Electrical – How to replace two split receptacles with GFCI receptacles

electricalgfci

I need to replace two receptacles in my kitchen with GFCI outlets. On each receptacle, the top and bottom outlet are on different breakers. I've replaced standard outlets before, but this seems a bit more complicated.

http://i.imgur.com/FFiQCh8.jpg

The A outlets are on one breaker, and B is on a different.

An electrician once told me (several months ago before i was ready to do this project) that I could just cap the red wire on the left and the black wire on the right. Not sure I quite remember what that means.

These load to other outlets as well. Any thoughts on how I can replace these with GFCI? Thanks!

Best Answer

You have what is known as a "multi-wire branch circuit", where two otherwise independent circuits share the same neutral return back to the electrical panel. Wiring the GFCIs in a naive manner won't help you here, because in a shared neutral situation, the GFCIs won't see the return currents coming back from the "other" hot wire, and will trip as they are designed to do as a result. However, there are two options to rectify this, depending on your situation:

1. Replace the breakers with a two-pole GFCI circuit breaker

Depending on the make and model of your electrical panel, you may be able to obtain a two-pole GFCI circuit breaker for it; in that case, and if your kitchen circuits come from adjacent breaker slots in the panel, you can replace the kitchen circuit breakers with a single two-pole GFCI breaker and get GFCI protection without rewiring the outlets.

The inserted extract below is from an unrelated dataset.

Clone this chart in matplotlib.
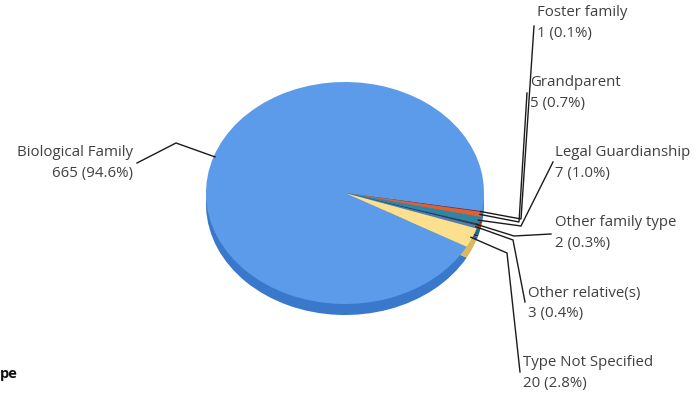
import matplotlib
matplotlib.use("Agg")
import matplotlib.pyplot as plt
import numpy as np

categories = ["Biological Family", "Foster family", "Grandparent", "Legal Guardianship",
              "Other family type", "Other relative(s)", "Type Not Specified"]
counts = [665, 1, 5, 7, 2, 3, 20]
percents = [94.6, 0.1, 0.7, 1.0, 0.3, 0.4, 2.8]
top_colors = ["#5b9bea", "#8b2a1e", "#e0612f", "#2f86a3", "#243d63", "#4a7fb0", "#fde08e"]
side_colors = ["#3a78cc", "#6b1e15", "#b04a22", "#226a82", "#1a2d4a", "#3a6690", "#d8b860"]

W, H = 699, 398
cx, cy, rx, ry, depth = 345, 193, 139, 111, 11

def p2d(px, py):
    return ((px - cx) / rx, (cy - py) / ry)

fig = plt.figure(figsize=(W / 100, H / 100), dpi=100)
ax = fig.add_axes([0, 0, 1, 1])

start = 331.1
ax.pie(counts, colors=side_colors, startangle=start, counterclock=False,
       center=(0, -depth / ry), radius=1, wedgeprops=dict(linewidth=0))
wedges, _ = ax.pie(counts, colors=top_colors, startangle=start, counterclock=False,
                   center=(0, 0), radius=1, wedgeprops=dict(linewidth=0))

ax.set_aspect('auto')
x0, y0 = p2d(0, H)
x1, y1 = p2d(W, 0)
ax.set_xlim(x0, x1)
ax.set_ylim(y0, y1)
ax.axis('off')

# label layout (pixel positions): elbow, line end, text x, text y(first line), ha
layout = [
    ((176, 143), (137, 163), 133, 153, 'right'),
    ((521, 219), (534, 26), 537, 13, 'left'),
    ((519, 222), (527, 93), 530, 83, 'left'),
    ((521, 226), (553, 162), 555, 153, 'left'),
    ((514, 236), (551, 234), 555, 223, 'left'),
    ((513, 240), (525, 302), 528, 293, 'left'),
    ((507, 253), (520, 372), 523, 362, 'left'),
]

fs = 10.8
for w, cat, n, pc, (elb, end, tx, ty, ha) in zip(wedges, categories, counts, percents, layout):
    ang = np.deg2rad((w.theta1 + w.theta2) / 2)
    ax_, ay_ = np.cos(ang) * 0.99, np.sin(ang) * 0.99
    ex, ey = p2d(*elb)
    lx, ly = p2d(*end)
    ax.plot([ax_, ex, lx], [ay_, ey, ly], color="#1a1a1a", lw=1.0, solid_joinstyle='miter')
    t1x, t1y = p2d(tx, ty)
    t2x, t2y = p2d(tx, ty + 21)
    ax.text(t1x, t1y, cat, ha=ha, va='center', fontsize=fs, color="#404040", family="Open Sans")
    ax.text(t2x, t2y, f"{n} ({pc:.1f}%)", ha=ha, va='center', fontsize=fs, color="#404040",
            family="Open Sans")

tx, ty = p2d(0, 374)
ax.text(tx, ty, "pe", ha='left', va='center', fontsize=10.5, fontweight='bold', color="#111111",
        family="Open Sans")

fig.savefig("out.png", dpi=100)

2. Install GFCI receptacles so that each receptacle device is on a different leg.

Right now, you have what's called a "mixed leg" shared neutral circuit, where both legs are present at each receptacle device, instead of having half the receptacle devices attached to one leg and half to the other. However, you'd have to pull a 12/2/2 instead of your current 12/3 for all devices attached downstream of the first GFCI, or retrofit all outlets on this circuit to be GFCI outlets, which is undesirable.